**What needs to be done:** Only the lines from the start of the data below through the line that contains "const TICK_LEN = 14;" are to be copied, exactly and without pictures.

**Stored rows:**
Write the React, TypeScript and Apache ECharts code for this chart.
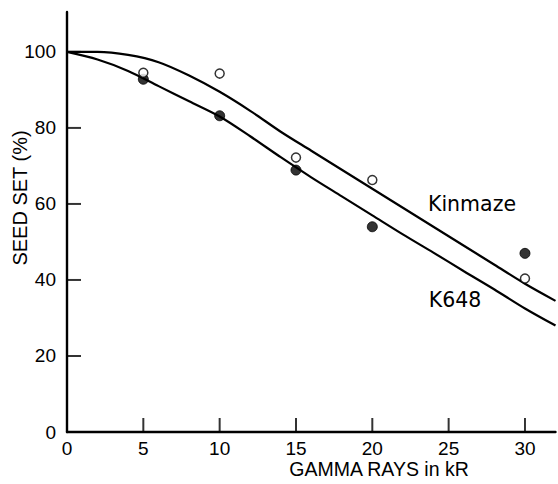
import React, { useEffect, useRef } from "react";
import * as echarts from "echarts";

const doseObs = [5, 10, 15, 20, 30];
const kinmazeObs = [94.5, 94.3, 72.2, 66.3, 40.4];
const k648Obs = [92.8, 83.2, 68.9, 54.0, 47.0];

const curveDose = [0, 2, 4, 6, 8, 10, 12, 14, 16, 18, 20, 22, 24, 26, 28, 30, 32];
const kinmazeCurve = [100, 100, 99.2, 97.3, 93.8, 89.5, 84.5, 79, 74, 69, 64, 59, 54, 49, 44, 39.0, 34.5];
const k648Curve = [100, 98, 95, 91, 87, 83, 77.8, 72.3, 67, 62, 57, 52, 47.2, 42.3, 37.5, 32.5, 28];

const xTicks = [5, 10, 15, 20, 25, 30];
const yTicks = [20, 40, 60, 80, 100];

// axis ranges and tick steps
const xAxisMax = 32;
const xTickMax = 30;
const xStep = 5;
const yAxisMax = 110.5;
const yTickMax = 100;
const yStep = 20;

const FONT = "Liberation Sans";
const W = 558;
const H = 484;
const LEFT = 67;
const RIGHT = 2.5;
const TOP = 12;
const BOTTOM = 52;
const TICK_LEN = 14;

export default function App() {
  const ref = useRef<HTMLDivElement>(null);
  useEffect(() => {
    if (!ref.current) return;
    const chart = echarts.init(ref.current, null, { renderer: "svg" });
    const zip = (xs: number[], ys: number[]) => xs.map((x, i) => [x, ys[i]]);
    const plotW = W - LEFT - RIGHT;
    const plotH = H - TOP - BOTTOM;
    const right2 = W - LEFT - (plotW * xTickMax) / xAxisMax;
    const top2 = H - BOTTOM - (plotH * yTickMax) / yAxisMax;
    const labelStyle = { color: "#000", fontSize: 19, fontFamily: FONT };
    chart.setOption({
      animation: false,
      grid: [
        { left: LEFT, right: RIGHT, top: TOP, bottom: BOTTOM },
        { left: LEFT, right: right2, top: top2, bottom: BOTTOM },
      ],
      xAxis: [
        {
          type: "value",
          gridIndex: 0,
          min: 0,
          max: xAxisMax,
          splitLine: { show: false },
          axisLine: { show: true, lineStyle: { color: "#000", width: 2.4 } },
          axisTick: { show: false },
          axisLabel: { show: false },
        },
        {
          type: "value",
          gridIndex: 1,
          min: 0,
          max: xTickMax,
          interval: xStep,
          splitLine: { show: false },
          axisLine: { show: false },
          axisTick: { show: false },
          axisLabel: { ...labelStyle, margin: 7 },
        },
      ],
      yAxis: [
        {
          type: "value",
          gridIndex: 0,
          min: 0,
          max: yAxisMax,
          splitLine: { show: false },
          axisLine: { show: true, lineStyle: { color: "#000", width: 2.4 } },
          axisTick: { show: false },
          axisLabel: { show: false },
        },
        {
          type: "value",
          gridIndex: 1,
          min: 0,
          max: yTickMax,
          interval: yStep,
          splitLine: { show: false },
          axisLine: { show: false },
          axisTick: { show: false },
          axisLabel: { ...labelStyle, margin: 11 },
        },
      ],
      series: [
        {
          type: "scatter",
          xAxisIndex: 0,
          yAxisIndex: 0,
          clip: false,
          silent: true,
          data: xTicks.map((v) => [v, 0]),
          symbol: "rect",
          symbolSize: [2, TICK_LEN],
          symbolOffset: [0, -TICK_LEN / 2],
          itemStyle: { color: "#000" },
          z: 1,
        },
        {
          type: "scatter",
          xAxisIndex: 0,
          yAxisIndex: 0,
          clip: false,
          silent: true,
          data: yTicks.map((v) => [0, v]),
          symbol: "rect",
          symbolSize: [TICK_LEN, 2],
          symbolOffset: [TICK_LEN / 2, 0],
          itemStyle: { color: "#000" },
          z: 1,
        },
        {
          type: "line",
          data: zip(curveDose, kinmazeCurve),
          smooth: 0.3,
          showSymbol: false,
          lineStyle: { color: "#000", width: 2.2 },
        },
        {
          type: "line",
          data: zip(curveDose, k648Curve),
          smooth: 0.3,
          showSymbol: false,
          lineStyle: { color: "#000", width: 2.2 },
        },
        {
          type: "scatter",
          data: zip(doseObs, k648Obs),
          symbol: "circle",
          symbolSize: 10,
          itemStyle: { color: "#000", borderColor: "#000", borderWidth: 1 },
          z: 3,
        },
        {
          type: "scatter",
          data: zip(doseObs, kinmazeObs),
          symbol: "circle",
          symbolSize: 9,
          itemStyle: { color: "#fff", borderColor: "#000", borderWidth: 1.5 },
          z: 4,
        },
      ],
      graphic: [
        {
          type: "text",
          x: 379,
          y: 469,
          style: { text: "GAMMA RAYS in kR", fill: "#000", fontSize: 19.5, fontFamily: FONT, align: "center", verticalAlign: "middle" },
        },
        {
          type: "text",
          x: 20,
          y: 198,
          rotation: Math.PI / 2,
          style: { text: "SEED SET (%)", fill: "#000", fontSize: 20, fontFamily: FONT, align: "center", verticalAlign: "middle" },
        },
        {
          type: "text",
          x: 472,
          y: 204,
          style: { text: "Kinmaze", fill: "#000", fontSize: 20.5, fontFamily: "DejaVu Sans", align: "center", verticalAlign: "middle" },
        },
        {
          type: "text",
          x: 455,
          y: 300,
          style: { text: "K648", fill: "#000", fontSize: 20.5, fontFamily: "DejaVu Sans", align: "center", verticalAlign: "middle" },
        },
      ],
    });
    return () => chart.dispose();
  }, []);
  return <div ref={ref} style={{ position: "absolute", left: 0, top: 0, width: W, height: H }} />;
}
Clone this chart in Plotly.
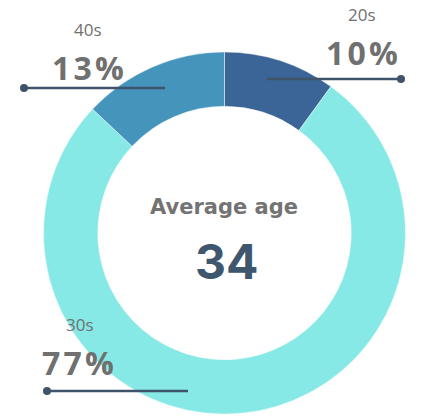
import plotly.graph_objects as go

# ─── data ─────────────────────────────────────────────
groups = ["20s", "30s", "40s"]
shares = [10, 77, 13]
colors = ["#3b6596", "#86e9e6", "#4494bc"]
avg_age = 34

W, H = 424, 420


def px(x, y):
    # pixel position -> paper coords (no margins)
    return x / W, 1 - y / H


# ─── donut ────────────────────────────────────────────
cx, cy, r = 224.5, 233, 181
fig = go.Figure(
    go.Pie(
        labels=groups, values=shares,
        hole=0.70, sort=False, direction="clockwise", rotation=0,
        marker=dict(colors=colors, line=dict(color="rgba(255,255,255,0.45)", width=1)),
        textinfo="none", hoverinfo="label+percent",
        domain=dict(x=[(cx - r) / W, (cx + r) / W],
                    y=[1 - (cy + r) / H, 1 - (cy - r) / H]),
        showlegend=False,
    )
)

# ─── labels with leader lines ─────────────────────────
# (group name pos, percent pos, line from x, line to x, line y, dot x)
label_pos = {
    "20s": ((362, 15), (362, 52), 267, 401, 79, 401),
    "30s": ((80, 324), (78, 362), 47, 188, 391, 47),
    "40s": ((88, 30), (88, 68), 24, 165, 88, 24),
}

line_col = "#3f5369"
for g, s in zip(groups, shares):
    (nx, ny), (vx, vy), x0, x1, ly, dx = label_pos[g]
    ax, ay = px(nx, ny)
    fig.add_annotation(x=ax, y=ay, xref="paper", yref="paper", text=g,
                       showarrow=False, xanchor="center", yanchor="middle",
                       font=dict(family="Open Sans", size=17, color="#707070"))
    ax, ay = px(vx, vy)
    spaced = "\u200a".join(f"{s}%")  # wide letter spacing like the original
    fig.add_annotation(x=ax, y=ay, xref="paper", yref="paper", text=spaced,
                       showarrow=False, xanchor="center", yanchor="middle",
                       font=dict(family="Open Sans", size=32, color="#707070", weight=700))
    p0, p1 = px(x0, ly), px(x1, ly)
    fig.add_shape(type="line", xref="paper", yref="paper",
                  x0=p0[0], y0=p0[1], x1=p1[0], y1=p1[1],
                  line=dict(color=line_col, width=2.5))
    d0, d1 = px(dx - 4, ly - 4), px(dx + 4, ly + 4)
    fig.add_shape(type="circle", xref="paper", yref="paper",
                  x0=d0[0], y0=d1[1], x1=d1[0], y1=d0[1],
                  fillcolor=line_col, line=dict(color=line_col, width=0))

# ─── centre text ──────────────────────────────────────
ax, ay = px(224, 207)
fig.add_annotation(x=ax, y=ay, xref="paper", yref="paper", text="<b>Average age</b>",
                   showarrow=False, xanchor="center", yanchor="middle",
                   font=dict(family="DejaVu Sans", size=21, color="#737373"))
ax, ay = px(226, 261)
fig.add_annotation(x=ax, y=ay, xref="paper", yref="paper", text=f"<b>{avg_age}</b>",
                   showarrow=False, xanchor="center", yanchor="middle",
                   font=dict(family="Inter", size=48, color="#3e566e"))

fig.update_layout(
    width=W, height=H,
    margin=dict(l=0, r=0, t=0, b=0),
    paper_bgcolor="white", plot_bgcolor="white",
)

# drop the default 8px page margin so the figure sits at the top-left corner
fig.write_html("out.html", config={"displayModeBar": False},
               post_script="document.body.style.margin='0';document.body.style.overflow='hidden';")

**Solution to this exercise:**
Write the React, TypeScript and Apache ECharts code for this chart.
import React, { useEffect, useRef } from "react";
import * as echarts from "echarts";

const doseObs = [5, 10, 15, 20, 30];
const kinmazeObs = [94.5, 94.3, 72.2, 66.3, 40.4];
const k648Obs = [92.8, 83.2, 68.9, 54.0, 47.0];

const curveDose = [0, 2, 4, 6, 8, 10, 12, 14, 16, 18, 20, 22, 24, 26, 28, 30, 32];
const kinmazeCurve = [100, 100, 99.2, 97.3, 93.8, 89.5, 84.5, 79, 74, 69, 64, 59, 54, 49, 44, 39.0, 34.5];
const k648Curve = [100, 98, 95, 91, 87, 83, 77.8, 72.3, 67, 62, 57, 52, 47.2, 42.3, 37.5, 32.5, 28];

const xTicks = [5, 10, 15, 20, 25, 30];
const yTicks = [20, 40, 60, 80, 100];

// axis ranges and tick steps
const xAxisMax = 32;
const xTickMax = 30;
const xStep = 5;
const yAxisMax = 110.5;
const yTickMax = 100;
const yStep = 20;

const FONT = "Liberation Sans";
const W = 558;
const H = 484;
const LEFT = 67;
const RIGHT = 2.5;
const TOP = 12;
const BOTTOM = 52;
const TICK_LEN = 14;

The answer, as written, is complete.